■ **Directions for this task**
Retype only the lines from the top of the records to the line with "const y = d3.scaleLinear().domain([0, 22130]).range([498, 153]);", including that line but none of the pictures.

☆ ☆ ☆ ☆ ☆ ☆ ☆

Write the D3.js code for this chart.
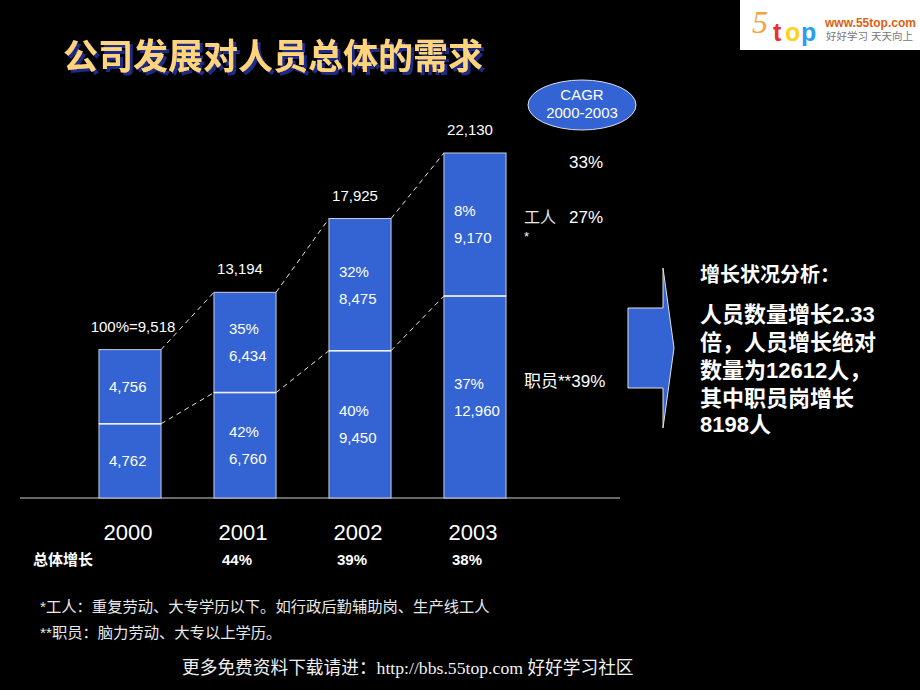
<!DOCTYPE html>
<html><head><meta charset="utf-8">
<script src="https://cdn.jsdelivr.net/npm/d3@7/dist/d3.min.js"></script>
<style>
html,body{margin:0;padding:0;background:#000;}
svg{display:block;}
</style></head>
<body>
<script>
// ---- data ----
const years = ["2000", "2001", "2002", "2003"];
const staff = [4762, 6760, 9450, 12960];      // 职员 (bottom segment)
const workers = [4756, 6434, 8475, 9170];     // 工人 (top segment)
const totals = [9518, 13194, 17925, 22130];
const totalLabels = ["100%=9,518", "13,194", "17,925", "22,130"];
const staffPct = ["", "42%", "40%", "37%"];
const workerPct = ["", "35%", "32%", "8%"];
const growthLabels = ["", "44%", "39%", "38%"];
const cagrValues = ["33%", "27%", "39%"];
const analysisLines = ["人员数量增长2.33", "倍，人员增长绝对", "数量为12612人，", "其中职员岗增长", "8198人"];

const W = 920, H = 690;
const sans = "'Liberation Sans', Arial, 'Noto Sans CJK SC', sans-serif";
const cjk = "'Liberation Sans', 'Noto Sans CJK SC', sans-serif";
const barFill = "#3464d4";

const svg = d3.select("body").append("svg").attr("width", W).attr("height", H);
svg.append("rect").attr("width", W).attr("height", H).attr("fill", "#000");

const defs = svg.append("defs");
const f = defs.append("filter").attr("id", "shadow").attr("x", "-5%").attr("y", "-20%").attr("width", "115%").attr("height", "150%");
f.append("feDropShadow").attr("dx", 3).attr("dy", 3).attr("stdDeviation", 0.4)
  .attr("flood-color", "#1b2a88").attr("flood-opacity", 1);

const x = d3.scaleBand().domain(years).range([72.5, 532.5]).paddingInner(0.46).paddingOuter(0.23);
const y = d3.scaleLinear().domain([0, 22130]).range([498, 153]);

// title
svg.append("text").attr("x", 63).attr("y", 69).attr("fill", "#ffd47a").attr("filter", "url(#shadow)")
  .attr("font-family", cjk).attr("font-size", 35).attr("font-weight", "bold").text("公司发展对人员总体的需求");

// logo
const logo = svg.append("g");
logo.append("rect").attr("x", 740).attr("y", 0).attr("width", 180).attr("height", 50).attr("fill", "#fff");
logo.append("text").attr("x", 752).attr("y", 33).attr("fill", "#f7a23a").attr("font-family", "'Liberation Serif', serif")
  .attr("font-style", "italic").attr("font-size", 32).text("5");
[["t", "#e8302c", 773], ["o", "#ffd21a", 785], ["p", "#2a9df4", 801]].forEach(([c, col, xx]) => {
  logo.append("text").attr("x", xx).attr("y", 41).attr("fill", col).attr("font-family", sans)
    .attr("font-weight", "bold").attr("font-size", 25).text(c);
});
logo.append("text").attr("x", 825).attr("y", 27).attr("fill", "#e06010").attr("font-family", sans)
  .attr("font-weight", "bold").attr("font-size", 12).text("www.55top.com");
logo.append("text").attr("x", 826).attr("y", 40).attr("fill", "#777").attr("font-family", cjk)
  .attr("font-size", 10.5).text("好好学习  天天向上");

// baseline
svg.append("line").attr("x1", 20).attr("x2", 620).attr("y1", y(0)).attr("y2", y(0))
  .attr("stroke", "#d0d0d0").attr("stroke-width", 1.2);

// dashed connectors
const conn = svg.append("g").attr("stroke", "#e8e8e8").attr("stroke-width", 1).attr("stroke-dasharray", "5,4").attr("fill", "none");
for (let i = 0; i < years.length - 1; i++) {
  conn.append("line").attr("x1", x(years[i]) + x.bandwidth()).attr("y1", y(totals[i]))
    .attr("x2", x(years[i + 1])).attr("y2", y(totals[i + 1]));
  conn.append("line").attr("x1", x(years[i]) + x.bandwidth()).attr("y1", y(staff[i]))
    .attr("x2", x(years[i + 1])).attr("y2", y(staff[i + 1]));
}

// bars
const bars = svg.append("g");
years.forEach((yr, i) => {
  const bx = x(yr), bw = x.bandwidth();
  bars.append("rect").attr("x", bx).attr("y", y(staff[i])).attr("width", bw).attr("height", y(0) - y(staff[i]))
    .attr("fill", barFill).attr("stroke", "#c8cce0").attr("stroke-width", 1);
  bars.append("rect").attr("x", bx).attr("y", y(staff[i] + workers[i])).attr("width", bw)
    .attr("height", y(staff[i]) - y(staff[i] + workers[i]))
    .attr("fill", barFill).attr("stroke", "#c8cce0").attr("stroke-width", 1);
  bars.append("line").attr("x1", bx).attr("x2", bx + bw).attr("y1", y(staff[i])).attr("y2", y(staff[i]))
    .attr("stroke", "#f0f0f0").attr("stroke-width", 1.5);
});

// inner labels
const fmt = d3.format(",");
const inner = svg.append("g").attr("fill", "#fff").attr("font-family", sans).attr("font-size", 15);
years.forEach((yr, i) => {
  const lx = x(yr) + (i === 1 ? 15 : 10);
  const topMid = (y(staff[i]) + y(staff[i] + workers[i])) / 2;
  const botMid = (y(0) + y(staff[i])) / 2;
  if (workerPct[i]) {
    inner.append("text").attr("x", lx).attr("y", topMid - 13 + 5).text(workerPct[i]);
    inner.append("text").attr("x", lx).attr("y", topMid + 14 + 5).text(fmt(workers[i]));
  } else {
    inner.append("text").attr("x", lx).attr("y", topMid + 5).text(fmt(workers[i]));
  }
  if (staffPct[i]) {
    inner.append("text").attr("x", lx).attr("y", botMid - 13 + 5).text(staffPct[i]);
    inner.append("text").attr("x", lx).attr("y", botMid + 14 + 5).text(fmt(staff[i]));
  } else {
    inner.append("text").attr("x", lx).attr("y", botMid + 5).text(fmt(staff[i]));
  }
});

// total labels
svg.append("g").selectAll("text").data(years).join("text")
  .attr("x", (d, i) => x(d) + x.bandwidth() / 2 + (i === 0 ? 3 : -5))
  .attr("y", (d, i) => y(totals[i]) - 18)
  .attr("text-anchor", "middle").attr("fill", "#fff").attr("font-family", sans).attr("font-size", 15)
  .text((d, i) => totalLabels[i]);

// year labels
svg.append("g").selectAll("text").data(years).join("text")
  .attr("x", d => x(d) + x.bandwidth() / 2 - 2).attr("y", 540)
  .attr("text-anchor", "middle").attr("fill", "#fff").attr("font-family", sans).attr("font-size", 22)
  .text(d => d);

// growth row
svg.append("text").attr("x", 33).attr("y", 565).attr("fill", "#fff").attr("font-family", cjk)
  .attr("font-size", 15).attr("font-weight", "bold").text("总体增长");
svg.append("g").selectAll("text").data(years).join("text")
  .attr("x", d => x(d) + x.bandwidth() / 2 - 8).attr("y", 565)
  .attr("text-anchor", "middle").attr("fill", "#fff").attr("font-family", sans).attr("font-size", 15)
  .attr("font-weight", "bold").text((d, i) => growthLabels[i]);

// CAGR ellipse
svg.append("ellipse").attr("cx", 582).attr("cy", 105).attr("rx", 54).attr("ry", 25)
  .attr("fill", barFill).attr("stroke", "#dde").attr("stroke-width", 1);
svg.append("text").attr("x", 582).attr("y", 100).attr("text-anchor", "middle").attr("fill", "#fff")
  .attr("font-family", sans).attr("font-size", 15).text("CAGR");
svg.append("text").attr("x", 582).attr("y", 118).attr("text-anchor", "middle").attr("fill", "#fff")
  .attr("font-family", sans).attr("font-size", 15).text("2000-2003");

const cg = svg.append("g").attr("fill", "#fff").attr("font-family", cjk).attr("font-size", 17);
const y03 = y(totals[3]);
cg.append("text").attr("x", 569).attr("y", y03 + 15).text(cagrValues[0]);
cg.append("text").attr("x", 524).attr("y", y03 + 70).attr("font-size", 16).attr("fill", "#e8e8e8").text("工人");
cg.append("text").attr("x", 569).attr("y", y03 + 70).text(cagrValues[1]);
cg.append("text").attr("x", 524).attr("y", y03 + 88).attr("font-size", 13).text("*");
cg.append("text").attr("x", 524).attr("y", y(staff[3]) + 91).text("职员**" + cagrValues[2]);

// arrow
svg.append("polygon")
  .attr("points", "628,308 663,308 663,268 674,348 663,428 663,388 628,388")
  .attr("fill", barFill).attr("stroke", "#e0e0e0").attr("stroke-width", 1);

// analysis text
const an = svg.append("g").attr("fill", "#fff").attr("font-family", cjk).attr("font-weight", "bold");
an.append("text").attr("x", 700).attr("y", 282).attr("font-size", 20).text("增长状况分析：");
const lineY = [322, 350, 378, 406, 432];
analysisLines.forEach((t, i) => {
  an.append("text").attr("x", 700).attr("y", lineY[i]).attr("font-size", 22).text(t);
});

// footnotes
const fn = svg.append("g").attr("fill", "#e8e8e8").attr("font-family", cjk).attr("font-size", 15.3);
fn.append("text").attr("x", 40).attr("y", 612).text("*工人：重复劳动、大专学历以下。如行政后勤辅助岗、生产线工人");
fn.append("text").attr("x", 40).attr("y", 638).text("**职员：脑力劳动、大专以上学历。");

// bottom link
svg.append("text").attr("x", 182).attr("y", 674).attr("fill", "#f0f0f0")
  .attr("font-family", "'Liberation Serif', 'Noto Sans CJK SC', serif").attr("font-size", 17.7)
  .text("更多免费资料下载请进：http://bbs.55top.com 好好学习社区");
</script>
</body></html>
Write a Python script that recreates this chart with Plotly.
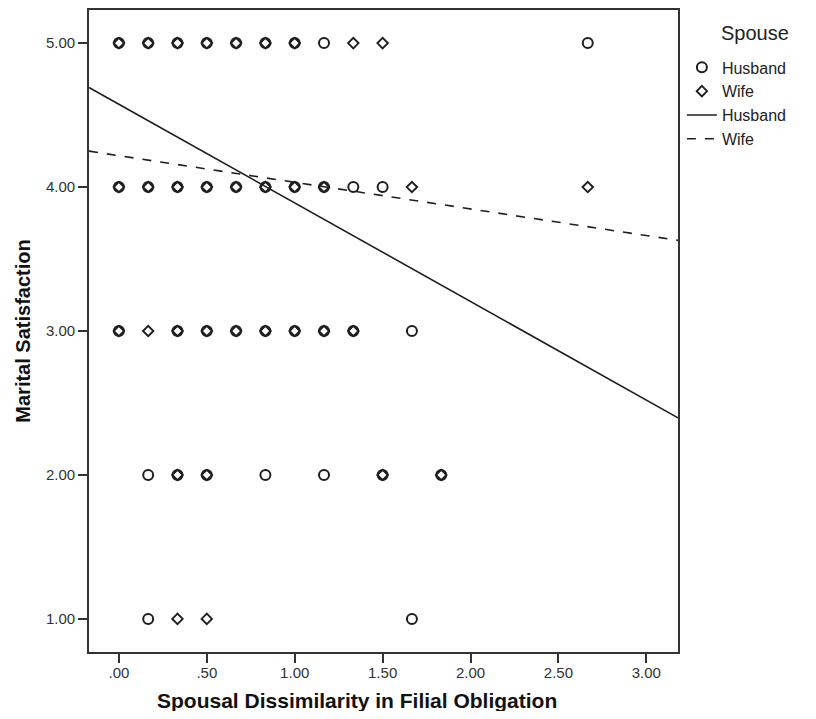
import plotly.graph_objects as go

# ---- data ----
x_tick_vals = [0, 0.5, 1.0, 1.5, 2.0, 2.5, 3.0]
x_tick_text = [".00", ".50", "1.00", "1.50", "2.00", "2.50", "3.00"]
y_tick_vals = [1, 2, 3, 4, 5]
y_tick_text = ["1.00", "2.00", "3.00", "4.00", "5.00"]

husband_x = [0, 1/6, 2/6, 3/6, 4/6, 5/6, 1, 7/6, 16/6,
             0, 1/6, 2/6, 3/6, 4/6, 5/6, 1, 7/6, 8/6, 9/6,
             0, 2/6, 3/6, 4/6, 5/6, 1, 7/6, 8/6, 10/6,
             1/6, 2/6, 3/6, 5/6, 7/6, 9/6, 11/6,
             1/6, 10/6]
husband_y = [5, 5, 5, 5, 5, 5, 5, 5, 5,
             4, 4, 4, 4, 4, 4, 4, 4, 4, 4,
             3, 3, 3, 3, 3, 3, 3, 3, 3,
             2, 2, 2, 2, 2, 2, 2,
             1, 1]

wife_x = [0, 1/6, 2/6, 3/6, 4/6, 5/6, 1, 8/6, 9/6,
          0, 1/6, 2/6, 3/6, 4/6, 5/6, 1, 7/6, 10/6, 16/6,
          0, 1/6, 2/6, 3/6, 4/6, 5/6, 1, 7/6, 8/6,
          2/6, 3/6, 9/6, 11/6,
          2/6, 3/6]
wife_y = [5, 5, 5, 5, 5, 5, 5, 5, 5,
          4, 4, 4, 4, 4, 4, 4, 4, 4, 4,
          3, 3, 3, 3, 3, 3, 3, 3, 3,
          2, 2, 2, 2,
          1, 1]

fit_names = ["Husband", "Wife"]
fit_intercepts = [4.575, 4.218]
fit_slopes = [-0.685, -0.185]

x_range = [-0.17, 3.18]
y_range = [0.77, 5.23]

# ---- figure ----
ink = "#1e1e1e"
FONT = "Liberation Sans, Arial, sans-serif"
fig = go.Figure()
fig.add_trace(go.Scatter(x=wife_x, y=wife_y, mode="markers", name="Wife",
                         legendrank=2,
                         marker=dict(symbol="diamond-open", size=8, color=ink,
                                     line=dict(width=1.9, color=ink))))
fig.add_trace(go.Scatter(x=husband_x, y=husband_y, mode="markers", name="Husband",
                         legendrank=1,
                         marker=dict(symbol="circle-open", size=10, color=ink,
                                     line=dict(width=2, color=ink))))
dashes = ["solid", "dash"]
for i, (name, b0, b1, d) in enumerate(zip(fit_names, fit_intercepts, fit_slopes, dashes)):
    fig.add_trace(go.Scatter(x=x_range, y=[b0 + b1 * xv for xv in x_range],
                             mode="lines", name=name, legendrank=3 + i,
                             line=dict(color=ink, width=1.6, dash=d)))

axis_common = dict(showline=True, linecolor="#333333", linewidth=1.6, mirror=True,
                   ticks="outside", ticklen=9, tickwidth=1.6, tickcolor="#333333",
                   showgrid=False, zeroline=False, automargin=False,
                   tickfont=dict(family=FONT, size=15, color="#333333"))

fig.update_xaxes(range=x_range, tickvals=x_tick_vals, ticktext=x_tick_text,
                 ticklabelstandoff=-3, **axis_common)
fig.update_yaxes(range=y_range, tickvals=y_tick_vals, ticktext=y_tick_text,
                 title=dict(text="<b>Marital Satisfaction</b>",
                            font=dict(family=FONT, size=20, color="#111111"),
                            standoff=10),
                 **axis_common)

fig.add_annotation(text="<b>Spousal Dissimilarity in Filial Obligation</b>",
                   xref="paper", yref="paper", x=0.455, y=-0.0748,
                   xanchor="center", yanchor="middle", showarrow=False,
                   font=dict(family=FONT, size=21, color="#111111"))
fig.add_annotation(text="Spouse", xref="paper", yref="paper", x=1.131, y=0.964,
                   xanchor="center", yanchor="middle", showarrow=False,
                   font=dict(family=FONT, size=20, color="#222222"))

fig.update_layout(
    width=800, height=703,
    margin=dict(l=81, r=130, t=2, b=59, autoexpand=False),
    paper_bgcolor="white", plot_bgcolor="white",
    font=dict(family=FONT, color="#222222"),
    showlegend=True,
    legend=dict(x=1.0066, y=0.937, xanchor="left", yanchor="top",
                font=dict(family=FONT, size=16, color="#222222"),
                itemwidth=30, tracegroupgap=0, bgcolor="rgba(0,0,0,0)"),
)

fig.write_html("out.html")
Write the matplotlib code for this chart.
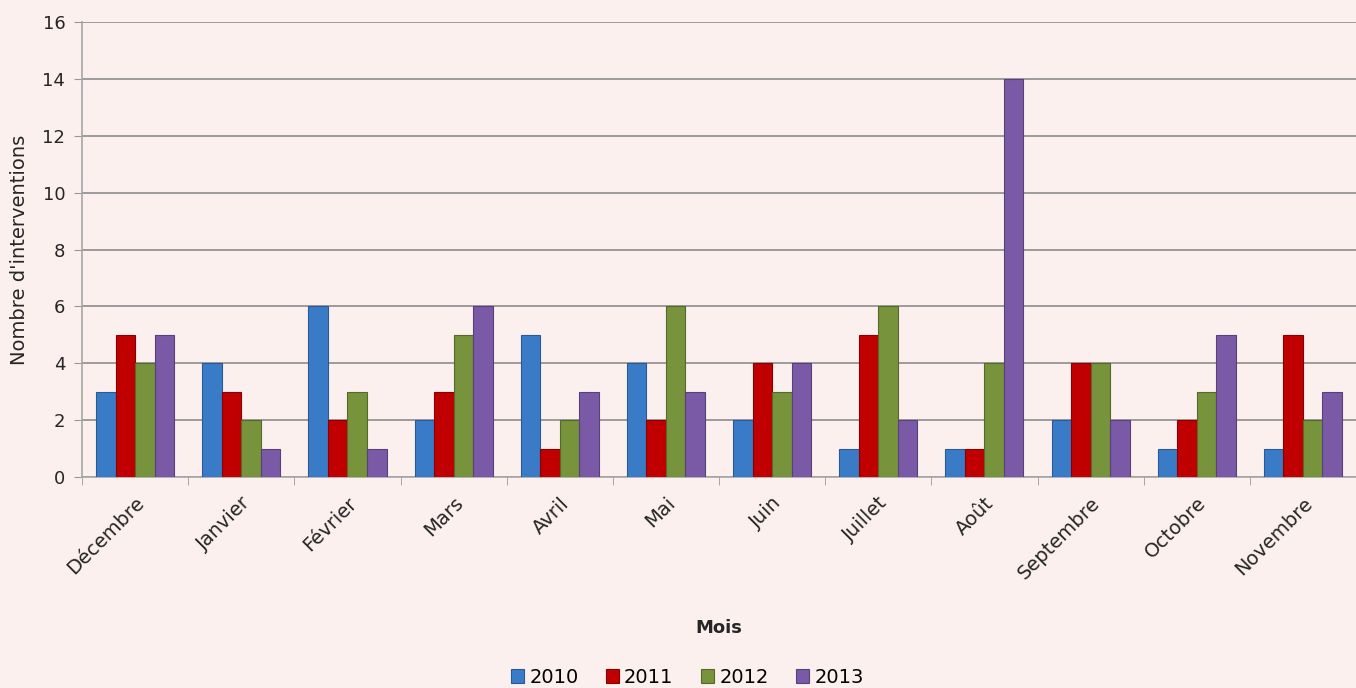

☆ ☆ ☆ ☆ ☆ ☆ ☆

■ **Expected answer**
Write the D3.js code for this chart.
<!DOCTYPE html>
<html><head><meta charset="utf-8">
<script src="https://cdn.jsdelivr.net/npm/d3@7/dist/d3.min.js"></script>
<style>
html,body{margin:0;padding:0;background:#000;}
svg{display:block;}
</style></head>
<body>
<script>
// ---- data ----
const years = ["2000", "2001", "2002", "2003"];
const staff = [4762, 6760, 9450, 12960];      // 职员 (bottom segment)
const workers = [4756, 6434, 8475, 9170];     // 工人 (top segment)
const totals = [9518, 13194, 17925, 22130];
const totalLabels = ["100%=9,518", "13,194", "17,925", "22,130"];
const staffPct = ["", "42%", "40%", "37%"];
const workerPct = ["", "35%", "32%", "8%"];
const growthLabels = ["", "44%", "39%", "38%"];
const cagrValues = ["33%", "27%", "39%"];
const analysisLines = ["人员数量增长2.33", "倍，人员增长绝对", "数量为12612人，", "其中职员岗增长", "8198人"];

const W = 920, H = 690;
const sans = "'Liberation Sans', Arial, 'Noto Sans CJK SC', sans-serif";
const cjk = "'Liberation Sans', 'Noto Sans CJK SC', sans-serif";
const barFill = "#3464d4";

const svg = d3.select("body").append("svg").attr("width", W).attr("height", H);
svg.append("rect").attr("width", W).attr("height", H).attr("fill", "#000");

const defs = svg.append("defs");
const f = defs.append("filter").attr("id", "shadow").attr("x", "-5%").attr("y", "-20%").attr("width", "115%").attr("height", "150%");
f.append("feDropShadow").attr("dx", 3).attr("dy", 3).attr("stdDeviation", 0.4)
  .attr("flood-color", "#1b2a88").attr("flood-opacity", 1);

const x = d3.scaleBand().domain(years).range([72.5, 532.5]).paddingInner(0.46).paddingOuter(0.23);
const y = d3.scaleLinear().domain([0, 22130]).range([498, 153]);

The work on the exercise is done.